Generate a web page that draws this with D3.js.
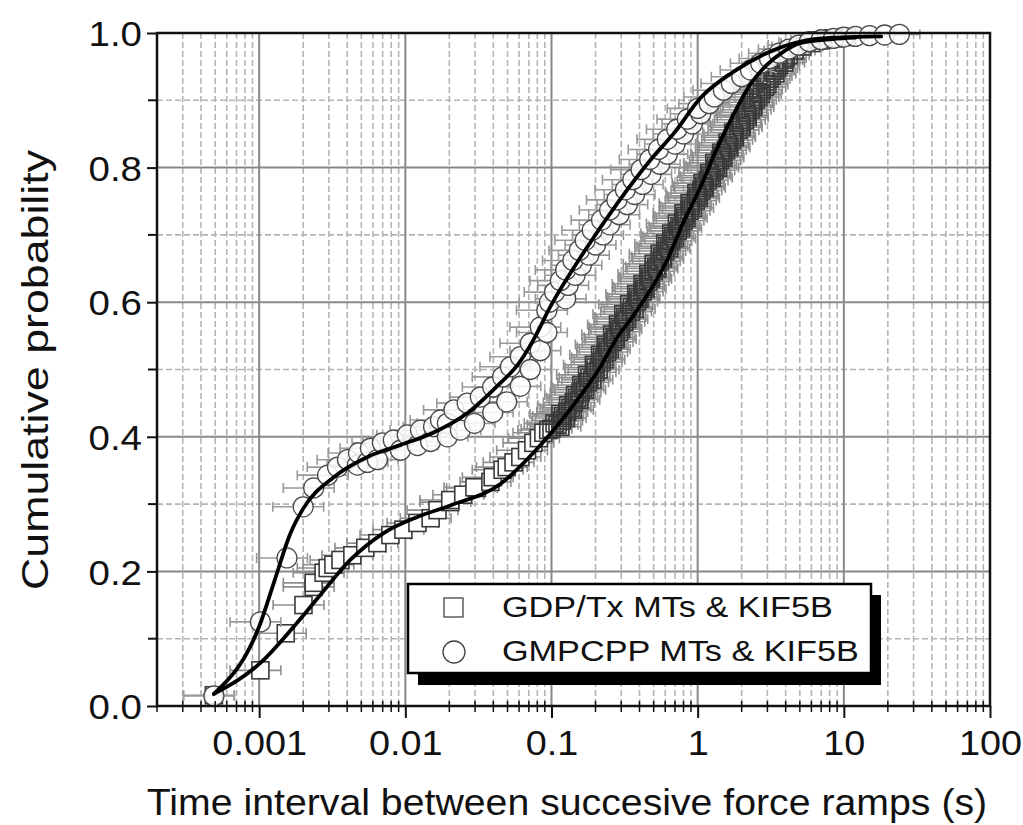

---

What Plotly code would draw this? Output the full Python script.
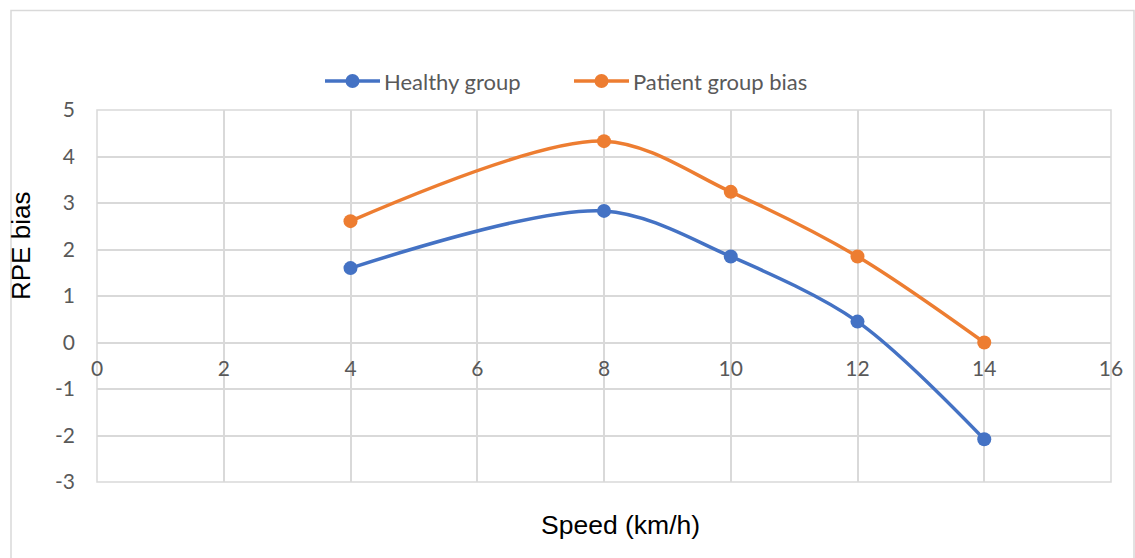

...

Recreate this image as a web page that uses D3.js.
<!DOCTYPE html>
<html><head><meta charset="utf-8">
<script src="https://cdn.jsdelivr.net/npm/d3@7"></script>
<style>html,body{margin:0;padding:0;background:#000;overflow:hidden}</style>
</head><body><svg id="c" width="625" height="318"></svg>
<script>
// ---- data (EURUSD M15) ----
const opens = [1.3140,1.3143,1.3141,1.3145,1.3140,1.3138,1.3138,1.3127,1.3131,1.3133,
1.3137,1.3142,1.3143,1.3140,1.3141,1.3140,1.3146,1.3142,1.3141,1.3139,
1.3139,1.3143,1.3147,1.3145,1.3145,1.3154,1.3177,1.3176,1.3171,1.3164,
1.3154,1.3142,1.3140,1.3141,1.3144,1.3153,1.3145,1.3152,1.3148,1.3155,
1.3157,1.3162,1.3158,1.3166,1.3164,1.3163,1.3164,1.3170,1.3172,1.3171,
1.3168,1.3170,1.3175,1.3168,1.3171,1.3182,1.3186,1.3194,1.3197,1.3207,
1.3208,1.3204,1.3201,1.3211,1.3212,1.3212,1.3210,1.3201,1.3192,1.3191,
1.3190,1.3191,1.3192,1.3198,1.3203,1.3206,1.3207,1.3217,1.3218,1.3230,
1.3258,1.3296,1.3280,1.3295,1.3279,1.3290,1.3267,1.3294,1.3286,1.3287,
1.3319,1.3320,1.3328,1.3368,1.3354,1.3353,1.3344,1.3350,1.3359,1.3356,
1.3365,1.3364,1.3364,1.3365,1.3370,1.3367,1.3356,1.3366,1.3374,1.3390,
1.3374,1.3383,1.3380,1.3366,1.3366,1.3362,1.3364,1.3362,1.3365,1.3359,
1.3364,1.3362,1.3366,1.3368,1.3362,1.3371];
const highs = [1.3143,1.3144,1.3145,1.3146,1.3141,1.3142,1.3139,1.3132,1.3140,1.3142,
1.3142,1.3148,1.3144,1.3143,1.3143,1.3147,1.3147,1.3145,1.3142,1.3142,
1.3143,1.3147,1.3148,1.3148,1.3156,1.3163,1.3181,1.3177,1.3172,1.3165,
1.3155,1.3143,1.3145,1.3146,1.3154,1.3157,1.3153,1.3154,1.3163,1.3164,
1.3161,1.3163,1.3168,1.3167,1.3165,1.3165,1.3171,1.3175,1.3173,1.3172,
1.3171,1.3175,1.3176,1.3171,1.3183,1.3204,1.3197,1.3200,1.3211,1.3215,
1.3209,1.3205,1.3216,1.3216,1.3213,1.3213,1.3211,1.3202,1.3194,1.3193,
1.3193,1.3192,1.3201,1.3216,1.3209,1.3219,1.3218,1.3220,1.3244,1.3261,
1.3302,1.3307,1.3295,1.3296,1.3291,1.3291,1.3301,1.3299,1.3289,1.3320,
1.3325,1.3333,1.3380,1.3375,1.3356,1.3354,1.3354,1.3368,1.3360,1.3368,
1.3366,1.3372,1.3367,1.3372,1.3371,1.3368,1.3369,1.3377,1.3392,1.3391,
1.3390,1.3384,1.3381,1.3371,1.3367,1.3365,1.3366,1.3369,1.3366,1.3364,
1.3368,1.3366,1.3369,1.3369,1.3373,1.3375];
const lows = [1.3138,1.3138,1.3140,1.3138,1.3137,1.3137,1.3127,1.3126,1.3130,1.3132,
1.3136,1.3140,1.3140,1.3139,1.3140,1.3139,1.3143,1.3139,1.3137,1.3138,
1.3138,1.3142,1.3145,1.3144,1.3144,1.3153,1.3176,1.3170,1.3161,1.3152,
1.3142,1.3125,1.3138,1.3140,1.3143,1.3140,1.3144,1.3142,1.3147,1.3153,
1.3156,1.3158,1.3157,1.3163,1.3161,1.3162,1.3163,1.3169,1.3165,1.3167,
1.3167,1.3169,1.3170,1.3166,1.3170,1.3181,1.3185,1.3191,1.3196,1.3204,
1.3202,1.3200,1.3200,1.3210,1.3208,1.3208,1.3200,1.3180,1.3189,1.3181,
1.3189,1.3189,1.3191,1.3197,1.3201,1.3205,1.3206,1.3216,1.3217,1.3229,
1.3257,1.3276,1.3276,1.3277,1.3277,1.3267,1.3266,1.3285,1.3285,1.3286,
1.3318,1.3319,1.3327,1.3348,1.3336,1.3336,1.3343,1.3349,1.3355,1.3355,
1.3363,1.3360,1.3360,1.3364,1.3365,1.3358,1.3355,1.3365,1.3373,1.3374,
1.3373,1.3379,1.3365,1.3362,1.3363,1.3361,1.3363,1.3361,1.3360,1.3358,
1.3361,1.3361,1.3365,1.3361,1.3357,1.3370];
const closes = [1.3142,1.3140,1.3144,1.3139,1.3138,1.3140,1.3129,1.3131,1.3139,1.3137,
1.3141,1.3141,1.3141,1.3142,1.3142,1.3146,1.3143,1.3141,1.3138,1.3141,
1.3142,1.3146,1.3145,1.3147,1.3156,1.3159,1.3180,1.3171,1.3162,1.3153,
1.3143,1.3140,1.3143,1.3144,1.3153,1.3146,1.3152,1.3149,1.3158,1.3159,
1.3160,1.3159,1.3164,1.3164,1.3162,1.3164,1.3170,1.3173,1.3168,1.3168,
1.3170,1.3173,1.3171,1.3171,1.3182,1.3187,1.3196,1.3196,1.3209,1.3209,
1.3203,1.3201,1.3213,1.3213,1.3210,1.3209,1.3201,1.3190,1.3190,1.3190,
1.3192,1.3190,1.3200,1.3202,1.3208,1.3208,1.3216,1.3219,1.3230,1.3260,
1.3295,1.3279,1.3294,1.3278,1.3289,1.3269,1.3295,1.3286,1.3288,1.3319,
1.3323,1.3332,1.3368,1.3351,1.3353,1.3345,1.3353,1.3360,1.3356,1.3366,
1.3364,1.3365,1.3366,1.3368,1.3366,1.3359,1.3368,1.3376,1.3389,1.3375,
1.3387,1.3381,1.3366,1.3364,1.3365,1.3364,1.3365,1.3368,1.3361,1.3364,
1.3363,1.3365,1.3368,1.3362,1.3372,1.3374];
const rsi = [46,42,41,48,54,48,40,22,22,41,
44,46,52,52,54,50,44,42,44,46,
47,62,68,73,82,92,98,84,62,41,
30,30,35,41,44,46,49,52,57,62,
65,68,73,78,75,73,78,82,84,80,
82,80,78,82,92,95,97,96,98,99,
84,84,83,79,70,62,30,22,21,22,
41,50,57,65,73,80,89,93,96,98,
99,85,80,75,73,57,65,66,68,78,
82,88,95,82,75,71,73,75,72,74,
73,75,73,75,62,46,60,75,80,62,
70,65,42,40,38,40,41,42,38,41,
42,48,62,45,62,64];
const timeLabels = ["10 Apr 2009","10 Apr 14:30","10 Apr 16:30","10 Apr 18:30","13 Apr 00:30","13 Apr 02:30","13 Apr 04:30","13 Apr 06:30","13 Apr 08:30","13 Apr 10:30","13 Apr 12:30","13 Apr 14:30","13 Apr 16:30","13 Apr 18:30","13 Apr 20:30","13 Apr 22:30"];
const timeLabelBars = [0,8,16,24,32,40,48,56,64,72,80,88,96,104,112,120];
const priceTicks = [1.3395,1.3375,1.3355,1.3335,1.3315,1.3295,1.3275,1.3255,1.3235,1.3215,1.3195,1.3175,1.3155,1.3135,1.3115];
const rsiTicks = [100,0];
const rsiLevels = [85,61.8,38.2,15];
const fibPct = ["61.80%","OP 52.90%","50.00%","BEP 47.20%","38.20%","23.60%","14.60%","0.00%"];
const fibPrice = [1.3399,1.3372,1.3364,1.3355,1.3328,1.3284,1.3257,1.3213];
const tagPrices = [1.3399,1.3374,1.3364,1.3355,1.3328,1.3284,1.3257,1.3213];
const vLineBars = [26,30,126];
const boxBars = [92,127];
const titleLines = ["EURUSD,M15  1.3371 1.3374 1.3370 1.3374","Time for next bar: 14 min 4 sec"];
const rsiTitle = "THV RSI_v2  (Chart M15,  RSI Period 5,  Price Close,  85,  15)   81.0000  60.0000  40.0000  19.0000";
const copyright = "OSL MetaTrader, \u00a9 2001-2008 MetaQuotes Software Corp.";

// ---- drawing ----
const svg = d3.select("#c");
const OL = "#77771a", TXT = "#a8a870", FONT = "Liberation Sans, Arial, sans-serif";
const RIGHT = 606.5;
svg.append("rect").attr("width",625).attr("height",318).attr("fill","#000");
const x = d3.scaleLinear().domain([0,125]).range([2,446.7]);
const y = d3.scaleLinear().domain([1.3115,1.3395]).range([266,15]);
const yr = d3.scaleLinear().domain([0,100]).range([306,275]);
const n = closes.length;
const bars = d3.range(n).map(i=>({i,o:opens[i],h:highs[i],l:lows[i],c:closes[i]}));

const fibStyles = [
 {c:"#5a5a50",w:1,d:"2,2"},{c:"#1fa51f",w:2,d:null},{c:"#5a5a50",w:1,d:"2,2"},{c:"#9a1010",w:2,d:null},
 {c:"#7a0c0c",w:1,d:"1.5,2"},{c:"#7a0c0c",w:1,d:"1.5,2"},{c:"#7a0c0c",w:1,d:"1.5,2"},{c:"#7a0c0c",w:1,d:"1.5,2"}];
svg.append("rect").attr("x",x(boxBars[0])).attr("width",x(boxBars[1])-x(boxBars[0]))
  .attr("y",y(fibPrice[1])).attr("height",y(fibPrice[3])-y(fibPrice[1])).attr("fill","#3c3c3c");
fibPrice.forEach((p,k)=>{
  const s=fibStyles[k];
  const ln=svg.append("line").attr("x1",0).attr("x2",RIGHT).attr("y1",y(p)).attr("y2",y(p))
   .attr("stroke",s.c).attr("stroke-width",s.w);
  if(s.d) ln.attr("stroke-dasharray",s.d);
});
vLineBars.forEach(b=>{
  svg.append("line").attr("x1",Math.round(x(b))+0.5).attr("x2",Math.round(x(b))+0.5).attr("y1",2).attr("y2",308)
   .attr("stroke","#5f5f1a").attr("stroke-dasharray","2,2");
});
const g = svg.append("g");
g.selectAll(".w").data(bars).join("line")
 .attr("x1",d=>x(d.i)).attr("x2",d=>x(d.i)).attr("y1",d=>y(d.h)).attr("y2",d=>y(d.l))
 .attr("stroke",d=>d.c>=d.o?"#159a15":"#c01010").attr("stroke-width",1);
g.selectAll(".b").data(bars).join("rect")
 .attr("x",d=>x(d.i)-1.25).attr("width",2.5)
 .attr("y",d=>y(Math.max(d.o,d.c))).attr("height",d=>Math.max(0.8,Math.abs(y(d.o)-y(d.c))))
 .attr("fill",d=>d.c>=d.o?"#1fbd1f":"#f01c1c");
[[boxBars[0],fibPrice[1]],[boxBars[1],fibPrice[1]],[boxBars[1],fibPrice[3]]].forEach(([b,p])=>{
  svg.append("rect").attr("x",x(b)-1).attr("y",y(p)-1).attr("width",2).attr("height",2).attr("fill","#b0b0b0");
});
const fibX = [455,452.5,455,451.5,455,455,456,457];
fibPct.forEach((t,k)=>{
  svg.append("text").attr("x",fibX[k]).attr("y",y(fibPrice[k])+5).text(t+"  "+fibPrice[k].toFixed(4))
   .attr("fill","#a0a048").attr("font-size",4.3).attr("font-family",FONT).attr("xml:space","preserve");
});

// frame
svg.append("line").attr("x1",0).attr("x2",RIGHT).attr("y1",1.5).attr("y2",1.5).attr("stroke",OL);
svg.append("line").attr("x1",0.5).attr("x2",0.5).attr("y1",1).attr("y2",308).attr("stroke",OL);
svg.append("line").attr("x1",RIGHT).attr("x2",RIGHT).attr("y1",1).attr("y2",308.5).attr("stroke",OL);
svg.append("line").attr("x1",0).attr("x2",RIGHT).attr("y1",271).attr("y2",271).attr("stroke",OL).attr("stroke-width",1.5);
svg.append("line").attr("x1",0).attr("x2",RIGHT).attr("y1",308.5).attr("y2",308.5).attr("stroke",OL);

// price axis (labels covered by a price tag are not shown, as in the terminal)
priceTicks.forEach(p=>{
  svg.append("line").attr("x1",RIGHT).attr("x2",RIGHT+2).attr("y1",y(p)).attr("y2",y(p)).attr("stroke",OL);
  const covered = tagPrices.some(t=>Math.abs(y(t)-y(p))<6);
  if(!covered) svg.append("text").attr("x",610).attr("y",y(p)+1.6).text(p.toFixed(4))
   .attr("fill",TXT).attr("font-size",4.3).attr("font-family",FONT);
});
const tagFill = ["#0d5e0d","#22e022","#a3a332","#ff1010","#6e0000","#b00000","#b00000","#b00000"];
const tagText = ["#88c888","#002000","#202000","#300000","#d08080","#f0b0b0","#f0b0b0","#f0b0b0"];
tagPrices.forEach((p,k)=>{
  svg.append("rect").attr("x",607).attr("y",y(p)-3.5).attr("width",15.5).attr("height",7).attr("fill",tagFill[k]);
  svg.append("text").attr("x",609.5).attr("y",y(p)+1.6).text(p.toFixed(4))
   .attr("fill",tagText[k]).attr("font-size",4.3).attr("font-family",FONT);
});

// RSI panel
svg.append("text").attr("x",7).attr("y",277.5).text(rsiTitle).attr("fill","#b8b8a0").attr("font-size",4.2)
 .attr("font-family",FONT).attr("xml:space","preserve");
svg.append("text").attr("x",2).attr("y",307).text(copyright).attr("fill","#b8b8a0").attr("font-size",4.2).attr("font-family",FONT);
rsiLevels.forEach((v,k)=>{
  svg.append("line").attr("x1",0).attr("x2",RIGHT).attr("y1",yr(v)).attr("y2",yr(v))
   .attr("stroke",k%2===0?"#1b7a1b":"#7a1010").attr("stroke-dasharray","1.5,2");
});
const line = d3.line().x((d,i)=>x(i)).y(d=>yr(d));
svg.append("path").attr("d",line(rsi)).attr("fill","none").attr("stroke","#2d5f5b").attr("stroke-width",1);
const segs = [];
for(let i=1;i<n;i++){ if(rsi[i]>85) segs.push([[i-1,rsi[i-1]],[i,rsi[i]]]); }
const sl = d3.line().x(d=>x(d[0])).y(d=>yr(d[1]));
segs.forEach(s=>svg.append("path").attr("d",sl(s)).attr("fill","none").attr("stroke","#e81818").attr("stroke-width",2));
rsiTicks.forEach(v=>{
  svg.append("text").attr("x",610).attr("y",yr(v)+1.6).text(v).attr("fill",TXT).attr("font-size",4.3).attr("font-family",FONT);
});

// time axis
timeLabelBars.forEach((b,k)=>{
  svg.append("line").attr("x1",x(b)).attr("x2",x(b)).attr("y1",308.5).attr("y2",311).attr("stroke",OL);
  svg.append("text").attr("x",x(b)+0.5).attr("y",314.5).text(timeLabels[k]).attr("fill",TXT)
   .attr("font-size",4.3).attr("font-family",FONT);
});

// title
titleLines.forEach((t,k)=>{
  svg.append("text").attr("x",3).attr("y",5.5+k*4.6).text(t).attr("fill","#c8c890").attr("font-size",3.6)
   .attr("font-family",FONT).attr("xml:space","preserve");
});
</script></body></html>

### Work to be completed
State how many lines of the records above contain the word "this", and give only that number.

### Answer to the task
3